Northern Cali and intermediate cities
Northern Cali zones and intermediate cities like Pereira and Bucaramanga have shown appreciation of 7–10% annually, driven by remote workers and migration from major cities.
VIS supply in 2026: Mi Casa Ya suspension impact
The Mi Casa Ya suspension has a direct effect on new housing supply. Many developers had sized their 2026 projects assuming the subsidy program would continue. With this flow of eligible buyers disappearing, several developers have slowed or paused new VIS construction starts.
Foreseeable consequences include:
- Reduced new VIS supply in the short term (2026–2027)
- Greater pressure on used VIS housing, which may see sustained or slightly higher prices
- Opportunities in projects with advanced pre-sales offering special conditions amid lower demand
Is 2026 a good time to buy?
Arguments in favor
- Interest rates are trending downward: waiting may not pay off if prices rise.
- Mi Casa Ya's suspension reduced demand, giving buyers more negotiating power.
- FRECH remains active and can significantly reduce credit costs for the first 7 years.

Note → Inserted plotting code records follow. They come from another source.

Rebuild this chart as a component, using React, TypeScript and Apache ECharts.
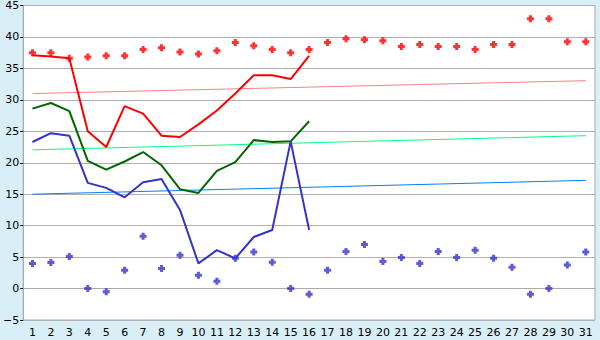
import React, { useEffect, useRef } from "react";
import * as echarts from "echarts";

const days = Array.from({ length: 31 }, (_, i) => String(i + 1));
const yTicks = { min: -5, max: 45, step: 5 };

const redLine = [37.1, 36.9, 36.6, 25.0, 22.5, 29.0, 27.8, 24.3, 24.1, 26.1, 28.3, 31.0, 33.9, 33.9, 33.3, 37.0];
const greenLine = [28.6, 29.5, 28.2, 20.3, 18.9, 20.2, 21.7, 19.6, 15.8, 15.2, 18.7, 20.1, 23.6, 23.3, 23.4, 26.6];
const blueLine = [23.3, 24.7, 24.3, 16.8, 16.0, 14.5, 16.9, 17.4, 12.5, 4.0, 6.1, 4.8, 8.2, 9.3, 23.4, 9.3];

const redPoints = [37.5, 37.5, 36.6, 36.8, 37.0, 37.0, 38.0, 38.3, 37.6, 37.3, 37.8, 39.1, 38.6, 38.0, 37.5, 38.0,
  39.1, 39.7, 39.55, 39.4, 38.5, 38.8, 38.5, 38.5, 38.0, 38.8, 38.8, 42.9, 42.9, 39.25, 39.25];
const bluePoints = [4.0, 4.15, 5.1, 0.0, -0.5, 2.9, 8.3, 3.2, 5.3, 2.1, 1.15, 4.8, 5.8, 4.2, 0.0, -0.9,
  2.9, 5.9, 7.0, 4.3, 4.95, 4.0, 5.9, 4.95, 6.1, 4.8, 3.4, -0.9, 0.0, 3.75, 5.8];

const redTrend = [31.0, 33.05];
const greenTrend = [22.05, 24.3];
const blueTrend = [15.0, 17.2];

const plusSymbol = "path://M2,0H5V2H7V5H5V7H2V5H0V2H2Z";

export default function App() {
  const ref = useRef<HTMLDivElement>(null);
  useEffect(() => {
    document.body.style.margin = "0";
    const chart = echarts.init(ref.current!, null, { renderer: "svg" });
    const last = days.length - 1;
    const trend = (vals: number[], color: string) => ({
      type: "line",
      data: [[0, vals[0]], [last, vals[1]]],
      symbol: "none",
      lineStyle: { color, width: 1 },
      z: 1,
    });
    const line = (vals: number[], color: string) => ({
      type: "line",
      data: vals,
      symbol: "none",
      lineStyle: { color, width: 2 },
      z: 3,
    });
    const scatter = (vals: number[], color: string) => ({
      type: "scatter",
      data: vals,
      symbol: plusSymbol,
      symbolSize: 7,
      itemStyle: { color },
      z: 4,
    });
    chart.setOption({
      animation: false,
      backgroundColor: "#d9eff7",
      grid: {
        left: 20, right: 5, top: 5, bottom: 20,
        show: true, backgroundColor: "#ffffff", borderColor: "#aaaaaa", borderWidth: 1,
      },
      xAxis: {
        type: "category",
        data: days,
        boundaryGap: true,
        axisLine: { lineStyle: { color: "#aaaaaa" } },
        axisTick: { alignWithLabel: true, length: 5, lineStyle: { color: "#000000" } },
        axisLabel: { color: "#000000", fontFamily: "DejaVu Sans", fontSize: 11, margin: 7, interval: 0 },
        splitLine: { show: false },
      },
      yAxis: {
        type: "value",
        min: yTicks.min,
        max: yTicks.max,
        interval: yTicks.step,
        axisLine: { show: true, lineStyle: { color: "#aaaaaa" } },
        axisTick: { show: true, length: 3, lineStyle: { color: "#000000" } },
        axisLabel: {
          color: "#000000", fontFamily: "DejaVu Sans", fontSize: 11, margin: 4,
          formatter: (v: number) => String(v).replace("-", "\u2212"),
        },
        splitLine: { lineStyle: { color: "#b0b0b0", width: 1 } },
      },
      series: [
        trend(redTrend, "#ff8080"),
        trend(greenTrend, "#00ff80"),
        trend(blueTrend, "#0080ff"),
        line(redLine, "#ff0000"),
        line(greenLine, "#006600"),
        line(blueLine, "#3333cc"),
        scatter(redPoints, "#ff0000"),
        scatter(bluePoints, "#3333cc"),
      ],
    });
    return () => chart.dispose();
  }, []);
  return <div ref={ref} style={{ width: 600, height: 340 }} />;
}
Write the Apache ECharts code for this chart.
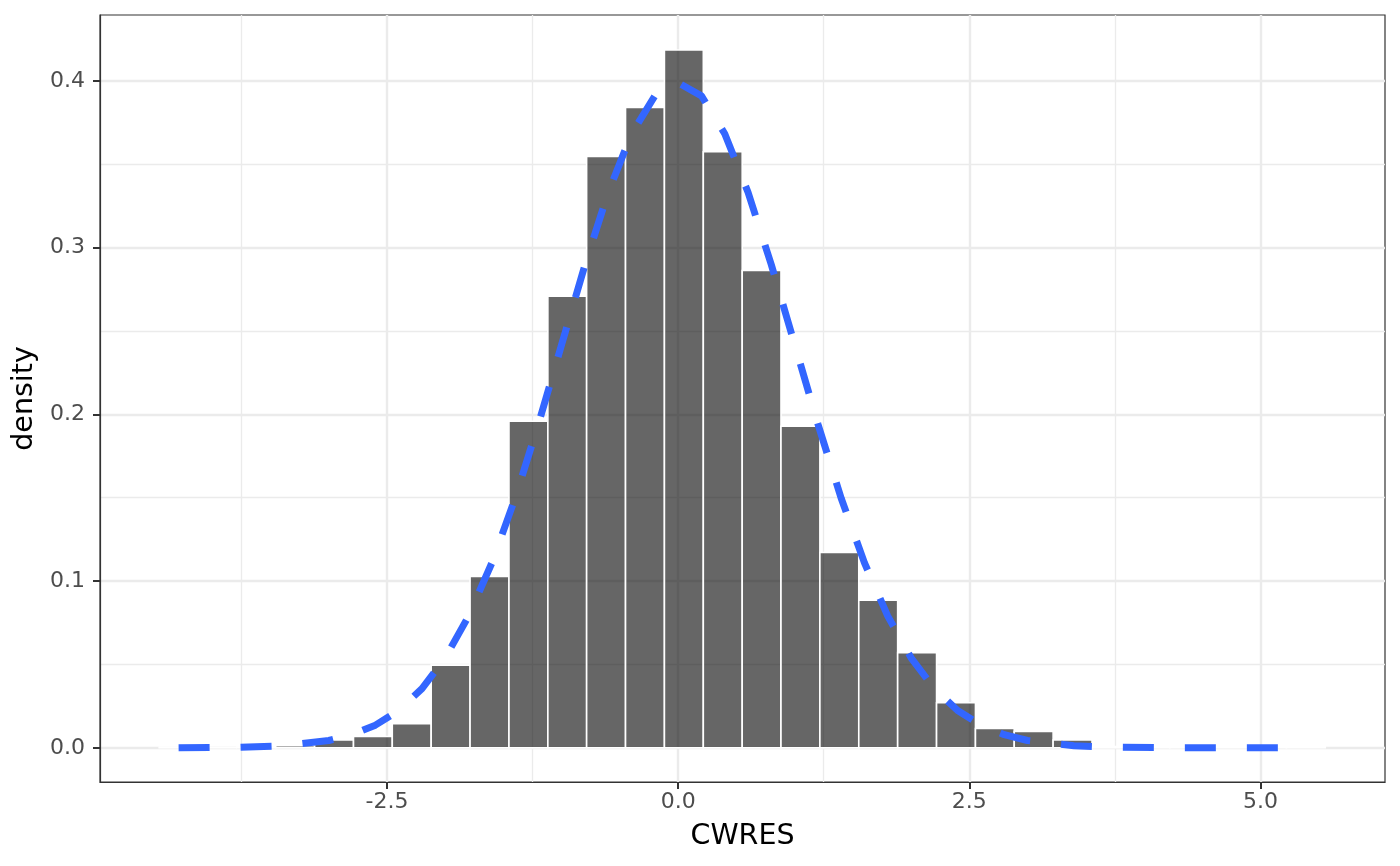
<!DOCTYPE html>
<html>
<head>
<meta charset="utf-8">
<script src="https://cdn.jsdelivr.net/npm/echarts@6/dist/echarts.min.js"></script>
<style>
  html, body { margin: 0; padding: 0; background: #fff; }
  #main { width: 1400px; height: 866px; }
</style>
</head>
<body>
<div id="main"></div>
<script>
// histogram bins (left / right edges) and density per bin
var binLeft = [-4.457, -4.124, -3.790, -3.456, -3.122, -2.788, -2.455, -2.121, -1.787, -1.453,
               -1.119, -0.786, -0.452, -0.118, 0.216, 0.550, 0.883, 1.217, 1.551, 1.885,
               2.219, 2.553, 2.886, 3.220, 3.554, 3.888, 4.222, 4.555, 4.889, 5.223];
var binRight = [-4.124, -3.790, -3.456, -3.122, -2.788, -2.455, -2.121, -1.787, -1.453, -1.119,
                -0.786, -0.452, -0.118, 0.216, 0.550, 0.883, 1.217, 1.551, 1.885, 2.219,
                2.553, 2.886, 3.220, 3.554, 3.888, 4.222, 4.555, 4.889, 5.223, 5.557];
var binDensity = [0.0003, 0, 0.0004, 0.0012, 0.0047, 0.0068, 0.0144, 0.0496, 0.1028, 0.1959,
                  0.2709, 0.3547, 0.3841, 0.4185, 0.3575, 0.2863, 0.1929, 0.1171, 0.0885, 0.0571,
                  0.0270, 0.0116, 0.0098, 0.0047, 0.0008, 0.0008, 0.0008, 0.0008, 0.0008, 0.0008];

// dashed density curve
var curveX = [-4.29, -3.8, -3.4, -3.0, -2.8, -2.6, -2.4, -2.2, -2.0, -1.8, -1.6, -1.4, -1.2, -1.0,
              -0.8, -0.6, -0.4, -0.2, 0.0, 0.2, 0.4, 0.6, 0.8, 1.0, 1.2, 1.4, 1.6, 1.8, 2.0,
              2.2, 2.4, 2.6, 2.8, 3.0, 3.4, 3.8, 4.3, 4.8, 5.39];
var curveY = [0.0000, 0.0003, 0.0012, 0.0044, 0.0079, 0.0136, 0.0224, 0.0355, 0.0540, 0.0790,
              0.1109, 0.1497, 0.1942, 0.2420, 0.2897, 0.3332, 0.3683, 0.3910, 0.3989, 0.3910,
              0.3683, 0.3332, 0.2897, 0.2420, 0.1942, 0.1497, 0.1109, 0.0790, 0.0540, 0.0355,
              0.0224, 0.0136, 0.0079, 0.0044, 0.0012, 0.0003, 0.0000, 0.0000, 0.0000];

// axis ticks
var xMajor = [-2.5, 0, 2.5, 5];
var xMinor = [-3.75, -1.25, 1.25, 3.75];
var yMajor = [0, 0.1, 0.2, 0.3, 0.4];
var yMinor = [0.05, 0.15, 0.25, 0.35];

var xMin = -4.965, xMax = 6.07;
var yMin = -0.0205, yMax = 0.4395;

var chartDom = document.getElementById('main');
var myChart = echarts.init(chartDom);
var option;

var bars = [];
for (var i = 0; i < binLeft.length; i++) {
    bars.push([binLeft[i], binRight[i], binDensity[i]]);
}
var curve = [];
for (var j = 0; j < curveX.length; j++) {
    curve.push([curveX[j], curveY[j]]);
}

var font = 'DejaVu Sans';
var fmt = function (v) { return Number(v).toFixed(1); };

option = {
    backgroundColor: '#ffffff',
    animation: false,
    grid: {
        left: 100,
        right: 15,
        top: 15,
        bottom: 84,
        show: true,
        backgroundColor: '#ffffff',
        borderColor: '#333333',
        borderWidth: 1.2
    },
    xAxis: [{
        type: 'value',
        min: xMin,
        max: xMax,
        name: 'CWRES',
        nameLocation: 'middle',
        nameGap: 40,
        nameTextStyle: { fontFamily: font, fontSize: 28.5, color: '#000000' },
        axisLine: { show: true, onZero: false, lineStyle: { color: '#333333', width: 1.2 } },
        axisTick: { show: true, length: 7, customValues: xMajor, lineStyle: { color: '#333333', width: 2 } },
        axisLabel: { customValues: xMajor, formatter: fmt, margin: 9, fontFamily: font, fontSize: 22, color: '#4D4D4D' },
        splitLine: { show: true, lineStyle: { color: '#EBEBEB', width: 2.4 } }
    }, {
        type: 'value',
        min: xMin,
        max: xMax,
        axisLine: { show: false },
        axisTick: { show: false, customValues: xMinor },
        axisLabel: { show: false },
        splitLine: { show: true, lineStyle: { color: '#EBEBEB', width: 1.3 } }
    }],
    yAxis: [{
        type: 'value',
        min: yMin,
        max: yMax,
        name: 'density',
        nameLocation: 'middle',
        nameRotate: 90,
        nameGap: 58,
        nameTextStyle: { fontFamily: font, fontSize: 28.5, color: '#000000' },
        axisLine: { show: true, onZero: false, lineStyle: { color: '#333333', width: 1.2 } },
        axisTick: { show: true, length: 7, customValues: yMajor, lineStyle: { color: '#333333', width: 2 } },
        axisLabel: { customValues: yMajor, formatter: fmt, margin: 15, fontFamily: font, fontSize: 22, color: '#4D4D4D' },
        splitLine: { show: true, lineStyle: { color: '#EBEBEB', width: 2.4 } }
    }, {
        type: 'value',
        min: yMin,
        max: yMax,
        axisLine: { show: false },
        axisTick: { show: false, customValues: yMinor },
        axisLabel: { show: false },
        splitLine: { show: true, lineStyle: { color: '#EBEBEB', width: 1.3 } }
    }],
    series: [{
        name: 'histogram',
        type: 'custom',
        xAxisIndex: 0,
        yAxisIndex: 0,
        z: 2,
        encode: { x: [0, 1], y: 2 },
        data: bars,
        renderItem: function (params, api) {
            var p0 = api.coord([api.value(0), api.value(2)]);
            var p1 = api.coord([api.value(1), 0]);
            return {
                type: 'rect',
                shape: { x: p0[0], y: p0[1], width: p1[0] - p0[0], height: p1[1] - p0[1] },
                style: { fill: 'rgba(0,0,0,0.6)', stroke: '#ffffff', lineWidth: 1.6 }
            };
        }
    }, {
        name: 'normal',
        type: 'line',
        xAxisIndex: 0,
        yAxisIndex: 0,
        z: 3,
        showSymbol: false,
        data: curve,
        lineStyle: { color: '#3366FF', width: 7, type: [31, 31], cap: 'butt' }
    }]
};

option && myChart.setOption(option);
</script>
</body>
</html>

- Buying now allows capturing the appreciation of coming years.
Arguments against
- Mortgage rates remain high by historical standards.
- Lower new supply could tighten prices in the used VIS segment.
- The government's fiscal situation creates uncertainty about new subsidies.
| Reasons to buy now | Reasons to wait |
|---|---|
| Rates in downtrend — waiting may make housing more expensive | Mortgage rates still historically high |
| Less demand post-Mi Casa Ya = more negotiating power | Less new supply may sustain used VIS prices |
| FRECH active: reduces payment up to 30% for first 7 years | Fiscal uncertainty about new subsidies in 2027 |
| Capture appreciation from coming years now | Possible 2027 subsidy reactivation could help more |
Second-half 2026 projections
Most Colombian real estate analysts project that the second half will bring new Banco de la República rate cuts if inflation continues to ease, possible partial reactivation of housing subsidies under a new scheme, stabilization of VIS segment prices without significant drops, and gradual recovery of new construction.
Conclusion
The Colombian real estate market in 2026 is not the easiest, but it does not close the door on those whose finances are prepared. The key is understanding the context, using the available instruments (FRECH, AFC, cesantías), and making informed decisions.